In America, the word "Formica" refers to the laminate wood surface of a certain era.
Not quite. It refers to a laminate material of a particular composition; cardboard or paper (once also fabrics) and melamine. It's more melamine than anything else, but often given a faux-wood finish. (Sometimes a faux-stone or plain finish is preferred).
Melamine is the plastic of "unbreakable plates", which while not quite unbreakable (I found out the hard way that my skull is in fact tougher than such a plate) are hard-wearing and heat-resistant (but do not microwave the stuff, I found that out the hard way too). It was once quite fashionable for dinnerware, but now mostly used for camping or children's dinnerware only, where the hard-to-break quality is particularly useful.
Formica® is a registered trademark of the Formica group, and comes from it being used in rôles where people were often using mica; hence it is used "for mica".
It's had a bit of the genericised trademark effect, in that people will use the word to refer to similar laminates too, as well as for Formica®.
(Correct me if I'm wrong on this, as I'm not an American.)
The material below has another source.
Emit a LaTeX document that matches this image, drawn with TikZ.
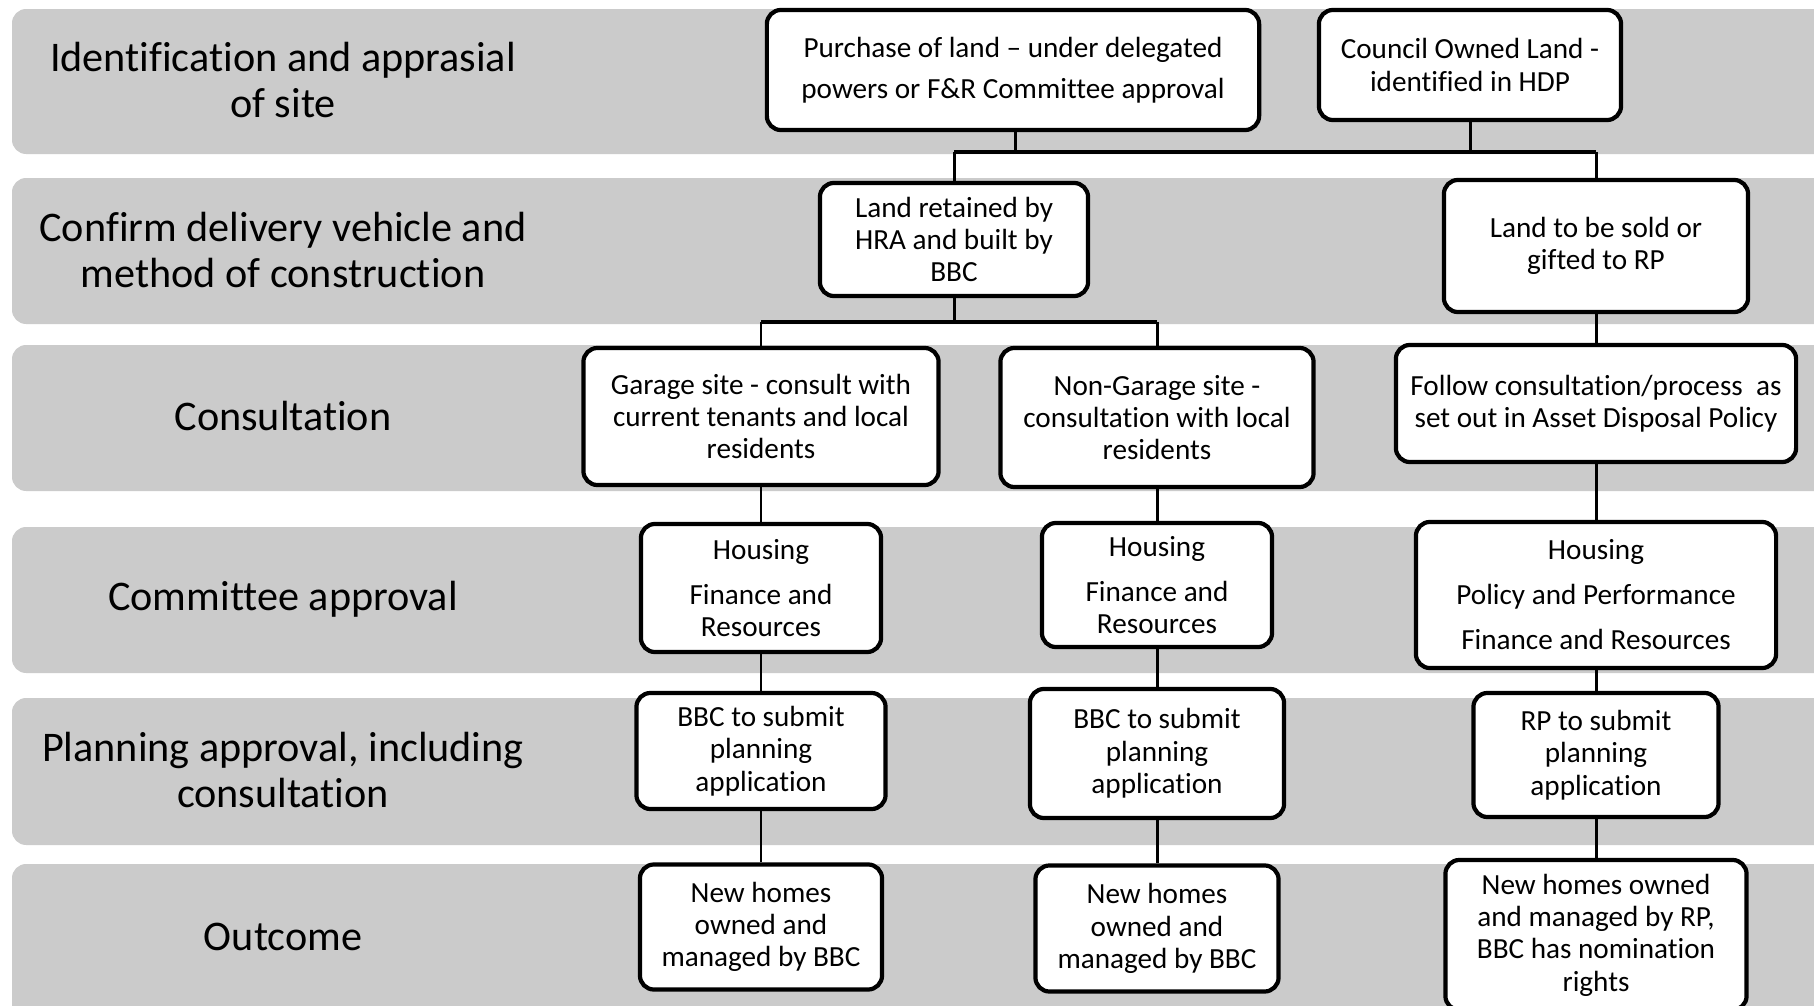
\documentclass[tikz,border=0pt]{standalone}
\usepackage{fontspec}
\setmainfont[Ligatures=NoCommon]{Carlito}
\definecolor{bandgray}{RGB}{203,203,203}
\begin{document}
\begin{tikzpicture}[x=0.01cm,y=-0.01cm,
  band/.style={fill=bandgray,rounded corners=4pt},
  lab/.style={align=center,font=\fontsize{12}{13.2}\selectfont,inner sep=0pt},
  box/.style={draw=black,fill=white,line width=1.2pt,rounded corners=4pt,align=center,inner sep=0pt,font=\fontsize{8.3}{9.2}\selectfont},
  conn/.style={line width=0.85pt,draw=black},
  bar/.style={line width=1.4pt,draw=black}]
\useasboundingbox (0,0) rectangle (1814,1006);
% bands
\fill[band] (12,9) rectangle (1840,154);
\fill[band] (12,178) rectangle (1840,324);
\fill[band] (12,345) rectangle (1840,491);
\fill[band] (12,527) rectangle (1840,673);
\fill[band] (12,698) rectangle (1840,845);
\fill[band] (12,864) rectangle (1840,1040);
% labels
\node[lab] (l1) at (283,80) {Identification and apprasial\\of site};
\node[lab] (l2) at (283,250) {Confirm delivery vehicle and\\method of construction};
\node[lab] (l3) at (283,416) {Consultation};
\node[lab] (l4) at (283,599) {Committee approval};
\node[lab] (l5) at (283,770) {Planning approval, including\\consultation};
\node[lab] (l6) at (283,937) {Outcome};
% junctions
\coordinate (j1) at (954,152);
\coordinate (j2) at (761,322);
% connectors (drawn first, boxes on top)
\coordinate (c1) at (1015,70);
\coordinate (c2) at (1470,65);
\coordinate (c3) at (954,239.5);
\coordinate (c4) at (1596,246);
\draw[conn] (c1) -- (c1 |- j1);
\draw[conn] (c2) -- (c2 |- j1);
\draw[bar] (c3 |- j1) -- (c4 |- j1);
\draw[conn] (c3 |- j1) -- (c3);
\draw[conn] (c4 |- j1) -- (c4);
\coordinate (c5) at (761,416.5);
\coordinate (c6) at (1157,417.5);
\draw[conn] (c3) -- (c3 |- j2);
\draw[bar] (c5 |- j2) -- (c6 |- j2);
\draw[conn] (c5 |- j2) -- (c5);
\draw[conn] (c6 |- j2) -- (c6);
% boxes
\node[box,minimum width=4.92cm,minimum height=1.20cm,font=\fontsize{8.3}{11.8}\selectfont] (b1) at (1013,70) {Purchase of land -- under delegated\\powers or F\&R Committee approval};
\node[box,minimum width=3.02cm,minimum height=1.10cm] (b2) at (c2) {Council Owned Land -\\identified in HDP};
\node[box,minimum width=2.68cm,minimum height=1.13cm] (b3) at (c3) {Land retained by\\HRA and built by\\BBC};
\node[box,minimum width=3.04cm,minimum height=1.32cm] (b4) at (c4) {Land to be sold or\\gifted to RP};
\node[box,minimum width=3.55cm,minimum height=1.37cm] (b5) at (c5) {Garage site - consult with\\current tenants and local\\residents};
\node[box,minimum width=3.13cm,minimum height=1.39cm] (b6) at (c6) {Non-Garage site -\\consultation with local\\residents};
\node[box,minimum width=4.00cm,minimum height=1.17cm] (b7) at (1596,403.5) {Follow consultation/process\ \ as\\set out in Asset Disposal Policy};
\node[box,minimum width=2.40cm,minimum height=1.28cm] (b8) at (761,588) {Housing\\[3.6pt]Finance and\\Resources};
\node[box,minimum width=2.30cm,minimum height=1.24cm] (b9) at (1157,585) {Housing\\[3.6pt]Finance and\\Resources};
\node[box,minimum width=3.60cm,minimum height=1.46cm,font=\fontsize{8.3}{12.8}\selectfont] (b10) at (1596,595) {Housing\\Policy and Performance\\Finance and Resources};
\node[box,minimum width=2.49cm,minimum height=1.16cm] (b11) at (761,751) {BBC to submit\\planning\\application};
\node[box,minimum width=2.54cm,minimum height=1.29cm] (b12) at (1157,753.5) {BBC to submit\\planning\\application};
\node[box,minimum width=2.45cm,minimum height=1.24cm] (b13) at (1596,755) {RP to submit\\planning\\application};
\node[box,minimum width=2.42cm,minimum height=1.25cm] (b14) at (761,927) {New homes\\owned and\\managed by BBC};
\node[box,minimum width=2.43cm,minimum height=1.26cm] (b15) at (1157,928.5) {New homes\\owned and\\managed by BBC};
\node[box,minimum width=3.01cm,minimum height=1.50cm] (b16) at (1596,935) {New homes owned\\and managed by RP,\\BBC has nomination\\rights};
% vertical connectors between rows
\draw[conn] (b5.south) -- (b8.north);
\draw[conn] (b8.south) -- (b11.north);
\draw[conn] (b11.south) -- (b14.north);
\draw[conn] (b6.south) -- (b9.north);
\draw[conn] (b9.south) -- (b12.north);
\draw[conn] (b12.south) -- (b15.north);
\draw[conn] (b4.south) -- (b7.north);
\draw[conn] (b7.south) -- (b10.north);
\draw[conn] (b10.south) -- (b13.north);
\draw[conn] (b13.south) -- (b16.north);
\end{tikzpicture}
\end{document}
While originally developed in the US (the first customer was the US military), the Formica Group are based in New Zealand, and manufacture the material in the UK, Mexico, Canada, Thailand, Taiwan, and other countries.
It is used there, and more widely, and similar laminates are made more widely still.
This word has a certain retro feel to it.
The sort of coinage that gave us "for mica" → Formica® would not be as likely today, nor would it have been as likely much more than a century before then. The word is very much of its time.
So it would not be used for today's laminated wood.
While the word is a bit dated, the material is still in considerable use.
I last bought some Formica® counter tops for a kitchen in 2011. Better than any wood in terms of resistance to blades and heat, and granite or marble is outside of my budget (and in fact Formica® is less likely to chip than they are).
Is this word also used in Britain in the same way?
Yes, and Ireland, Canada, New Zealand and Australia.
In most other languages that use the Latin script it is still formica or undergoes just a little change (in Spanish it is fórmica). In other scripts it tends to just be transliterated to فورمايكا, 福米卡 or other things that still sound close enough to the English word. In Finnish it can be either formica or the more general muovilaminaatti ("plastic laminate").